Our area has been a fairly flat upland plain over granite bedrock for hundreds of millions of years, without any mountains, glaciers or large rivers to deposit fertile sediments. Sandy soils formed from granite, have became poorer when laterite formed in them. Gradual climate variations and mild geological uplift caused the land to become dissected by rivers and variable, which created new habitats for plants and wildlife. However the changes were gradual enough to allow them to evolve and create the many species we have now.
Our plant diversity has resulted from a combination of  
rock types, plate tectonics, climate, and 
plants and microbes.

Geology
This region is a very stable piece of continental rock called the Yilgarn Craton that is mainly composed of light (silica-rich, felsic) granite rocks, which form sandy surfaced soils., which is criss crossed by dark mafic rocks  that form red brown loam to clay soils. Dolerite is a common mafic rock.

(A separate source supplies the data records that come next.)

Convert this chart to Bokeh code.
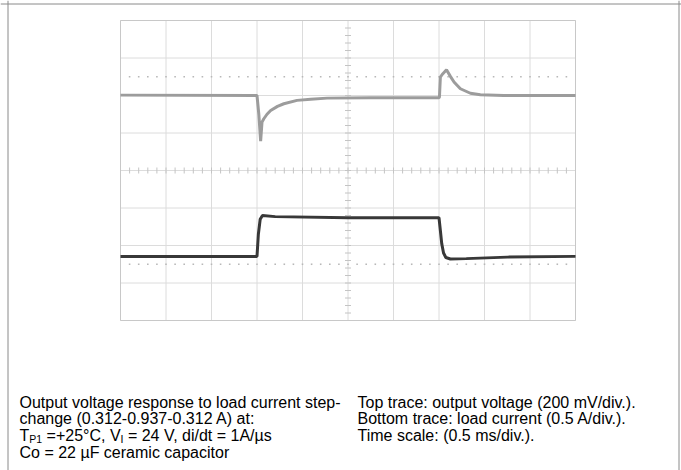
import numpy as np
from bokeh.plotting import figure
from bokeh.models import Range1d, Span
from bokeh.core.properties import value
from bokeh.embed import file_html
from bokeh.resources import INLINE

# ---- data (oscilloscope divisions: x 0..10, y 0..8) ----
top_t = [0.0, 3.0, 3.04, 3.08, 3.11, 3.15, 3.22, 3.3, 3.45, 3.59, 3.88, 4.18, 4.54, 5.5, 7.0, 7.01,
         7.03, 7.07, 7.165, 7.25, 7.33, 7.47, 7.69, 7.91, 8.42, 10.0]
top_v = [6.01, 6.0, 5.5, 4.78, 5.29, 5.38, 5.5, 5.6, 5.71, 5.78, 5.87, 5.9, 5.93, 5.94, 5.94, 5.96,
         6.49, 6.56, 6.685, 6.51, 6.36, 6.18, 6.06, 6.02, 6.0, 6.0]

bot_t = [0.0, 3.0, 3.03, 3.07, 3.12, 3.4, 5.0, 7.0, 7.03, 7.06, 7.1, 7.15, 7.25, 7.6, 8.5, 10.0]
bot_v = [1.71, 1.71, 2.3, 2.7, 2.8, 2.77, 2.74, 2.74, 2.4, 2.05, 1.8, 1.68, 1.64, 1.65, 1.69, 1.71]

x_divs = list(range(0, 11))
y_divs = list(range(0, 9))
marker_levels = [6.5, 1.5]

left_text = ["Output voltage response to load current step-",
             "change (0.312-0.937-0.312 A) at:",
             None,
             "Co = 22 \u00b5F ceramic capacitor"]
cond_pieces = ["T", "P1", " =+25\u00b0C, V", "I", " = 24 V, di/dt = 1A/\u00b5s"]
cond_sub = [False, True, False, True, False]
right_text = ["Top trace: output voltage (200 mV/div.).",
              "Bottom trace: load current (0.5 A/div.).",
              "Time scale: (0.5 ms/div.)."]

# ---- layout ----
W, H = 681, 470
PX_X, PX_Y = 45.5, 37.5          # pixels per division
FL, FT = 120, 20                 # scope area offset inside canvas
xs = -FL / PX_X
xe = xs + W / PX_X
ye = 8 + FT / PX_Y
ys = ye - H / PX_Y

def cx(px):   # canvas px -> data x
    return xs + px / PX_X

def cy(py):   # canvas px from top -> data y
    return ye - py / PX_Y

p = figure(width=W, height=H, x_range=Range1d(xs, xe), y_range=Range1d(ys, ye),
           output_backend="svg", toolbar_location=None,
           x_axis_type=None, y_axis_type=None, min_border=0)
p.min_border_left = p.min_border_right = p.min_border_top = p.min_border_bottom = 0
p.grid.visible = False
p.outline_line_color = None
p.background_fill_color = "white"
p.border_fill_color = "white"

# outer document border (left, top, right)
bc = "#8a8a8a"
p.add_layout(Span(location=cx(7.5), dimension="height", line_color=bc, line_width=1))
p.add_layout(Span(location=cx(678.5), dimension="height", line_color=bc, line_width=1))
p.add_layout(Span(location=cy(3.5), dimension="width", line_color=bc, line_width=1))

# scope graticule
gc = "#dcdcdc"
p.segment(x0=x_divs, y0=[0] * len(x_divs), x1=x_divs, y1=[8] * len(x_divs),
          line_color=gc, line_width=1)
p.segment(x0=[0] * len(y_divs), y0=y_divs, x1=[10] * len(y_divs), y1=y_divs,
          line_color=gc, line_width=1)
# frame
p.segment(x0=[0, 10, 0, 0], y0=[0, 0, 0, 8], x1=[0, 10, 10, 10], y1=[8, 8, 0, 8],
          line_color="#c8c8c8", line_width=1)

# centre-line minor ticks
tx = np.arange(0.2, 10.0, 0.2)
p.segment(x0=tx, y0=4 - 3 / PX_Y, x1=tx, y1=4 + 3 / PX_Y, line_color="#c4c4c4", line_width=1)
ty = np.arange(0.2, 8.0, 0.2)
p.segment(x0=5 - 3 / PX_X, y0=ty, x1=5 + 3 / PX_X, y1=ty, line_color="#c4c4c4", line_width=1)

# dotted marker levels
for lvl in marker_levels:
    p.scatter(x=tx, y=[lvl] * len(tx), marker="square", size=1.6,
              fill_color="#b8b8b8", line_color=None)

# traces
p.line(top_t, top_v, line_color="#9c9c9c", line_width=3)
p.line(bot_t, bot_v, line_color="#383838", line_width=3)

# ---- text ----
FONT = value("Liberation Sans")
FS = 16.0
SFS = 10.5
left_x = 19
right_x = 357
rows_base = [401.5, 418.3, 435.1, 451.9]

AW = {'T': 611, 'P': 667, '1': 556, ' ': 278, '=': 584, '+': 584, '2': 556, '5': 556,
      '\u00b0': 400, 'C': 722, ',': 278, 'V': 667, 'I': 278}

def tw(s, size):
    return sum(AW[c] for c in s) / 1000.0 * size

lx, ly, lt = [], [], []
for i, t in enumerate(left_text):
    if t is not None:
        lx.append(cx(left_x)); ly.append(cy(rows_base[i])); lt.append(t)
for i, t in enumerate(right_text):
    lx.append(cx(right_x)); ly.append(cy(rows_base[i])); lt.append(t)
p.text(x=lx, y=ly, text=lt, text_font=FONT, text_font_size=value(f"{FS}px"),
       text_baseline="alphabetic", text_align="left", text_color="#000000")

cur = left_x
mx, my, mt, sx, sy, st = [], [], [], [], [], []
for piece, sub in zip(cond_pieces, cond_sub):
    size = SFS if sub else FS
    lead = len(piece) - len(piece.lstrip(" "))
    cur += lead * tw(" ", size)
    body = piece.lstrip(" ")
    if sub:
        sx.append(cx(cur)); sy.append(cy(rows_base[2] + 3)); st.append(body)
    else:
        mx.append(cx(cur)); my.append(cy(rows_base[2])); mt.append(body)
    if all(c in AW for c in body):
        cur += tw(body, size)
p.text(x=mx, y=my, text=mt, text_font=FONT, text_font_size=value(f"{FS}px"),
       text_baseline="alphabetic", text_align="left", text_color="#000000")
p.text(x=sx, y=sy, text=st, text_font=FONT, text_font_size=value(f"{SFS}px"),
       text_baseline="alphabetic", text_align="left", text_color="#000000")

open("out.html", "w").write(file_html(p, INLINE))
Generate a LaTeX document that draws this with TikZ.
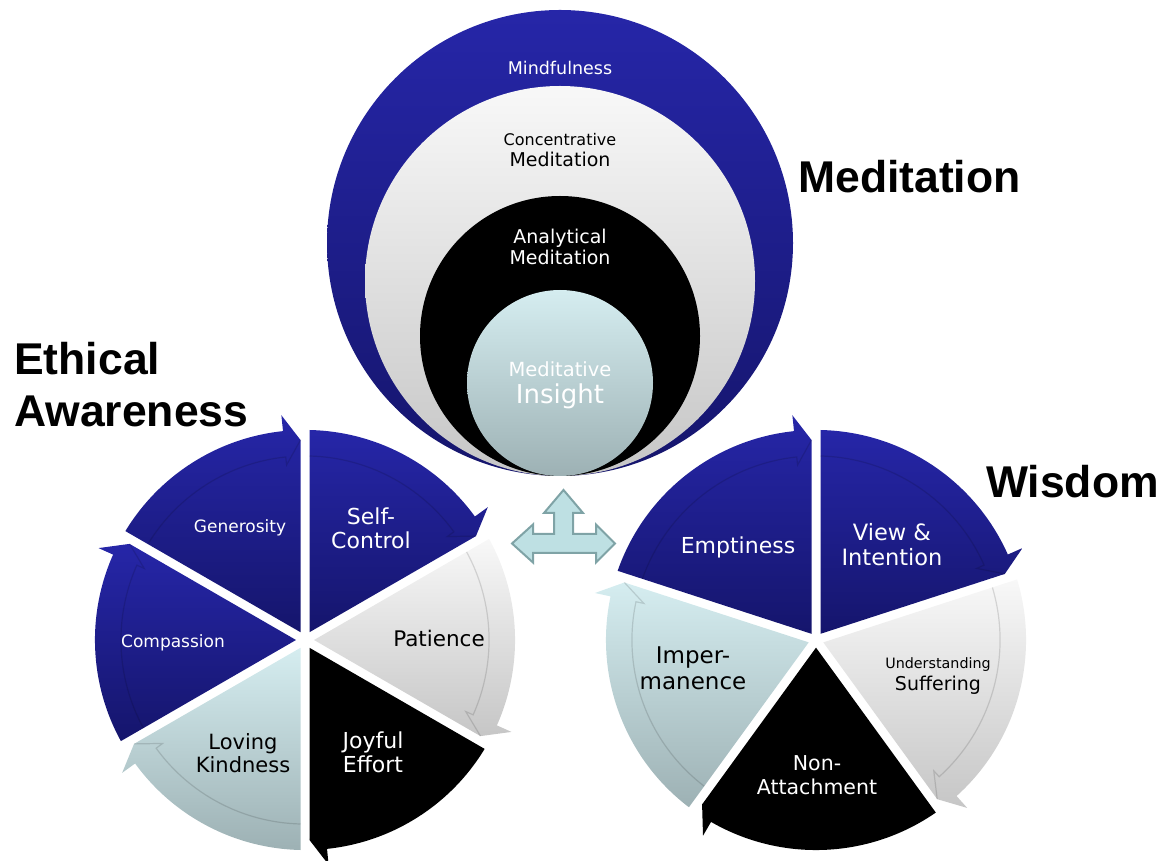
\documentclass[tikz,border=0pt]{standalone}
\usepackage{fontspec}
\setmainfont{DejaVu Sans}
\newfontfamily\headfont{Liberation Sans}
\usetikzlibrary{calc}

\definecolor{deepblue}{HTML}{2626A8}
\definecolor{deepbluedk}{HTML}{15156C}
\definecolor{paleg}{HTML}{F8F8F8}
\definecolor{paleg2}{HTML}{C6C6C6}
\definecolor{icy}{HTML}{D5EDF0}
\definecolor{icy2}{HTML}{9DB1B4}
\definecolor{tealline}{HTML}{7FA3A6}
\definecolor{tealfill}{HTML}{BEE0E3}

\newcommand{\fsz}[2]{\fontsize{#1}{#2}\selectfont}
% wedge from angle #1 down to #2 (clockwise), arrow head at its end
\newcommand{\wedgearrow}[3]{%
  \path[#3] ({(#1+#2)/2}:{4.5/sin((#1-#2)/2)}) -- ($(#1:210)+(#1-90:4.5)$)
    arc[start angle=#1-1.23, end angle=#2+6, radius=210] -- (#2+6:226)
    -- ($(#2:200)+(#2+90:4.5)$) -- cycle;
  \draw[bandline] ($(#1:184)+(#1-90:4.5)$) arc[start angle=#1-1.4, end angle=#2+6, radius=184]
    -- (#2+6:176) -- ($(#2:200)+(#2+90:4.5)$);
}

\begin{document}
\begin{tikzpicture}[x=1pt, y=1pt,
    bluefill/.style={top color=deepblue, bottom color=deepbluedk},
    greyfill/.style={top color=paleg, bottom color=paleg2},
    icyfill/.style={top color=icy, bottom color=icy2},
    blackfill/.style={fill=black},
    bandline/.style={draw=black, draw opacity=0.13, line width=1.2pt},
    wtext/.style={text=white, align=center, inner sep=0pt},
    btext/.style={text=black, align=center, inner sep=0pt},
    heading/.style={font=\headfont\bfseries\fsz{44.5}{50}, inner sep=0pt, anchor=base west}]
\useasboundingbox (0,0) rectangle (1168,860);

% nested circles
\path[bluefill] (560,617) circle[radius=233];
\path[greyfill] (560,579) circle[radius=195];
\path[fill=black] (560,524) circle[radius=140];
\path[icyfill] (560,477) circle[radius=93];
\node[wtext, font=\fsz{17.5}{20}] (mindful) at (560,792) {Mindfulness};
\node[btext] (concentr) at (560,710) {\fsz{16}{18}Concentrative\\[5pt]\fsz{19}{20}Meditation};
\node[wtext, font=\fsz{19}{21}] (analytic) at (560,613) {Analytical\\Meditation};
\node[wtext] (insight) at (560,475) {\fsz{19.5}{21}Meditative\\[6pt]\fsz{26}{25}Insight};

% left wheel
\begin{scope}[shift={(305,220)}]
  \wedgearrow{90}{30}{bluefill}
  \wedgearrow{30}{-30}{greyfill}
  \wedgearrow{-30}{-90}{blackfill}
  \wedgearrow{-90}{-150}{icyfill}
  \wedgearrow{210}{150}{bluefill}
  \wedgearrow{150}{90}{bluefill}
\end{scope}
\node[wtext, font=\fsz{17}{20}] (generosity) at (240,332) {Generosity};
\node[wtext, font=\fsz{22}{24}] (selfctl) at (371,332) {Self-\\Control};
\node[btext, font=\fsz{21.5}{24}] (patience) at (439,222) {Patience};
\node[wtext, font=\fsz{17}{20}] (compassion) at (173,217) {Compassion};
\node[btext, font=\fsz{21}{23}] (loving) at (243,107) {Loving\\Kindness};
\node[wtext, font=\fsz{22}{24}] (joyful) at (373,108) {Joyful\\Effort};

% right wheel
\begin{scope}[shift={(816,220)}]
  \wedgearrow{90}{18}{bluefill}
  \wedgearrow{18}{-54}{greyfill}
  \wedgearrow{-54}{-126}{blackfill}
  \wedgearrow{-126}{-198}{icyfill}
  \wedgearrow{162}{90}{bluefill}
\end{scope}
\node[wtext, font=\fsz{22}{24}] (emptiness) at (738,313) {Emptiness};
\node[wtext, font=\fsz{22.5}{25}] (view) at (892,315) {View \&\\Intention};
\node[btext] (suffering) at (938,184) {\fsz{14.3}{16}Understanding\\[4pt]\fsz{19}{20}Suffering};
\node[wtext, font=\fsz{20.5}{24}] (nonattach) at (817,85) {Non-\\Attachment};
\node[btext, font=\fsz{23}{26}] (imperm) at (693,192) {Imper-\\manence};

% three way arrow between the wheels
\draw[fill=tealfill, draw=tealline, line width=2pt, line join=miter]
  (563.5,370) -- (583,347) -- (573,347) -- (573,326) -- (596,326) -- (596,335.5)
  -- (615,316.5) -- (596,297.5) -- (596,307) -- (533,307) -- (533,297.5)
  -- (512,316.5) -- (533,335.5) -- (533,326) -- (554,326) -- (554,347)
  -- (544,347) -- cycle;

% headings
\node[heading] (medhead) at (798,667) {Meditation};
\node[heading] (ethhead) at (14,485) {Ethical};
\node[heading] (awarehead) at (14,433) {Awareness};
\node[heading] (wishead) at (986,362) {Wisdom};
\end{tikzpicture}
\end{document}
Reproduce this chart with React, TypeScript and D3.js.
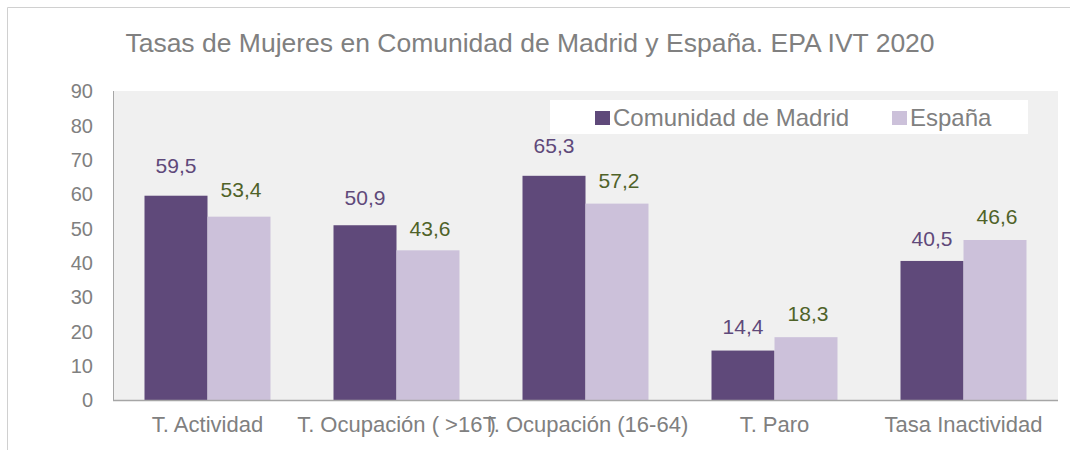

Although geological plates collided around it to form the Gondwana supercontinent, the Yilgarn Craton stayed largely unaffected above sea level. Being in the middle of a geological plate, it has remained above sea level. Over the last 200 million years there  have been no fertile sediments deposited by large rivers, volcanoes, or glaciers.Soils slowly formed and were eroded and transported into surrounding basins and seas. However stresses in the rock caused cracks in the craton and liquid mafic rock squirted up from depth to fill the cracks that form lines of heavy black rock called mafic dykes. Foxes Lair straddles  the huge Binneringie Dyke, which ranges from Quindanning to Coolgardie. Red soils from this dyke are exposed on the southern edge of Foxes Lair.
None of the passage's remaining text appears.